### DESCRIPTION OF THE TASK
Every entry must be copied word for word.

====

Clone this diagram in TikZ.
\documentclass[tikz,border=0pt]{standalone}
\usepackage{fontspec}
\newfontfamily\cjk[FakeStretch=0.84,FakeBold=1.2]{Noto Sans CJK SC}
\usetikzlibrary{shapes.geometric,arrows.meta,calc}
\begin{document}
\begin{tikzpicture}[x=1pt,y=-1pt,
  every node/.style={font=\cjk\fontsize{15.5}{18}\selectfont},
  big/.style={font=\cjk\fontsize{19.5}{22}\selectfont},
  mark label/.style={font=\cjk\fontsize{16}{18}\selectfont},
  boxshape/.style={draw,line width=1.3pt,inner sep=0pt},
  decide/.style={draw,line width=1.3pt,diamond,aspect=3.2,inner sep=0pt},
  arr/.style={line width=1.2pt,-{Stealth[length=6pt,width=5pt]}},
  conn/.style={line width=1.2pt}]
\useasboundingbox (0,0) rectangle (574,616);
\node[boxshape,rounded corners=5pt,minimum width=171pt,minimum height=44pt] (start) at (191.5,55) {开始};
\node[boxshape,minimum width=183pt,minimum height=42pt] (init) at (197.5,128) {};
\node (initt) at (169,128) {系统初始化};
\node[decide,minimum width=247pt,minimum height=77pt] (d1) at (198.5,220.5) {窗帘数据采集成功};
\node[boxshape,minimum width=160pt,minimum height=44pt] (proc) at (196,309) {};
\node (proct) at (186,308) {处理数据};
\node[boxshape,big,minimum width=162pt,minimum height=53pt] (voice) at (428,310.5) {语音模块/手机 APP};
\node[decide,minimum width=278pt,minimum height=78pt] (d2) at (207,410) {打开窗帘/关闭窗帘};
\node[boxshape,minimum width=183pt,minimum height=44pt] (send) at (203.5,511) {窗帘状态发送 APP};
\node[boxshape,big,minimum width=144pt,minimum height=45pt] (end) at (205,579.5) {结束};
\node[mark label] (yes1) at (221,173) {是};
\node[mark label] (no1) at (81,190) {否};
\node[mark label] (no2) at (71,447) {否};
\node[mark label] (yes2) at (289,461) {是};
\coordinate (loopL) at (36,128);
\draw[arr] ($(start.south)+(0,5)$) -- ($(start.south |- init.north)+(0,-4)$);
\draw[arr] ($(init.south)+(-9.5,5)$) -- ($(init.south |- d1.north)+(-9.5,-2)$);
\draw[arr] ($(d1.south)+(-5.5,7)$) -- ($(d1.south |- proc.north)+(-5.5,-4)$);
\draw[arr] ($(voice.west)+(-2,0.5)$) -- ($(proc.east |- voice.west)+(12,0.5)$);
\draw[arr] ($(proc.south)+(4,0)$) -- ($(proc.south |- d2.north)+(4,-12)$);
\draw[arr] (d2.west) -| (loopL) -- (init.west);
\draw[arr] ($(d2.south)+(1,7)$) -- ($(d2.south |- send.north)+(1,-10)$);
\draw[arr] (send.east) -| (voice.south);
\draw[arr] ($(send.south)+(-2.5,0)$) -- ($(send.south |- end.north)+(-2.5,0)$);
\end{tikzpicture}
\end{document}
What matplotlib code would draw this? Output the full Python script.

====

### SOLVED EXERCISE
Clone this diagram in TikZ.
\documentclass[tikz,border=0pt]{standalone}
\usepackage{fontspec}
\newfontfamily\cjk[FakeStretch=0.84,FakeBold=1.2]{Noto Sans CJK SC}
\usetikzlibrary{shapes.geometric,arrows.meta,calc}
\begin{document}
\begin{tikzpicture}[x=1pt,y=-1pt,
  every node/.style={font=\cjk\fontsize{15.5}{18}\selectfont},
  big/.style={font=\cjk\fontsize{19.5}{22}\selectfont},
  mark label/.style={font=\cjk\fontsize{16}{18}\selectfont},
  boxshape/.style={draw,line width=1.3pt,inner sep=0pt},
  decide/.style={draw,line width=1.3pt,diamond,aspect=3.2,inner sep=0pt},
  arr/.style={line width=1.2pt,-{Stealth[length=6pt,width=5pt]}},
  conn/.style={line width=1.2pt}]
\useasboundingbox (0,0) rectangle (574,616);
\node[boxshape,rounded corners=5pt,minimum width=171pt,minimum height=44pt] (start) at (191.5,55) {开始};
\node[boxshape,minimum width=183pt,minimum height=42pt] (init) at (197.5,128) {};
\node (initt) at (169,128) {系统初始化};
\node[decide,minimum width=247pt,minimum height=77pt] (d1) at (198.5,220.5) {窗帘数据采集成功};
\node[boxshape,minimum width=160pt,minimum height=44pt] (proc) at (196,309) {};
\node (proct) at (186,308) {处理数据};
\node[boxshape,big,minimum width=162pt,minimum height=53pt] (voice) at (428,310.5) {语音模块/手机 APP};
\node[decide,minimum width=278pt,minimum height=78pt] (d2) at (207,410) {打开窗帘/关闭窗帘};
\node[boxshape,minimum width=183pt,minimum height=44pt] (send) at (203.5,511) {窗帘状态发送 APP};
\node[boxshape,big,minimum width=144pt,minimum height=45pt] (end) at (205,579.5) {结束};
\node[mark label] (yes1) at (221,173) {是};
\node[mark label] (no1) at (81,190) {否};
\node[mark label] (no2) at (71,447) {否};
\node[mark label] (yes2) at (289,461) {是};
\coordinate (loopL) at (36,128);
\draw[arr] ($(start.south)+(0,5)$) -- ($(start.south |- init.north)+(0,-4)$);
\draw[arr] ($(init.south)+(-9.5,5)$) -- ($(init.south |- d1.north)+(-9.5,-2)$);
\draw[arr] ($(d1.south)+(-5.5,7)$) -- ($(d1.south |- proc.north)+(-5.5,-4)$);
\draw[arr] ($(voice.west)+(-2,0.5)$) -- ($(proc.east |- voice.west)+(12,0.5)$);
\draw[arr] ($(proc.south)+(4,0)$) -- ($(proc.south |- d2.north)+(4,-12)$);
\draw[arr] (d2.west) -| (loopL) -- (init.west);
\draw[arr] ($(d2.south)+(1,7)$) -- ($(d2.south |- send.north)+(1,-10)$);
\draw[arr] (send.east) -| (voice.south);
\draw[arr] ($(send.south)+(-2.5,0)$) -- ($(send.south |- end.north)+(-2.5,0)$);
\end{tikzpicture}
\end{document}
What matplotlib code would draw this? Output the full Python script.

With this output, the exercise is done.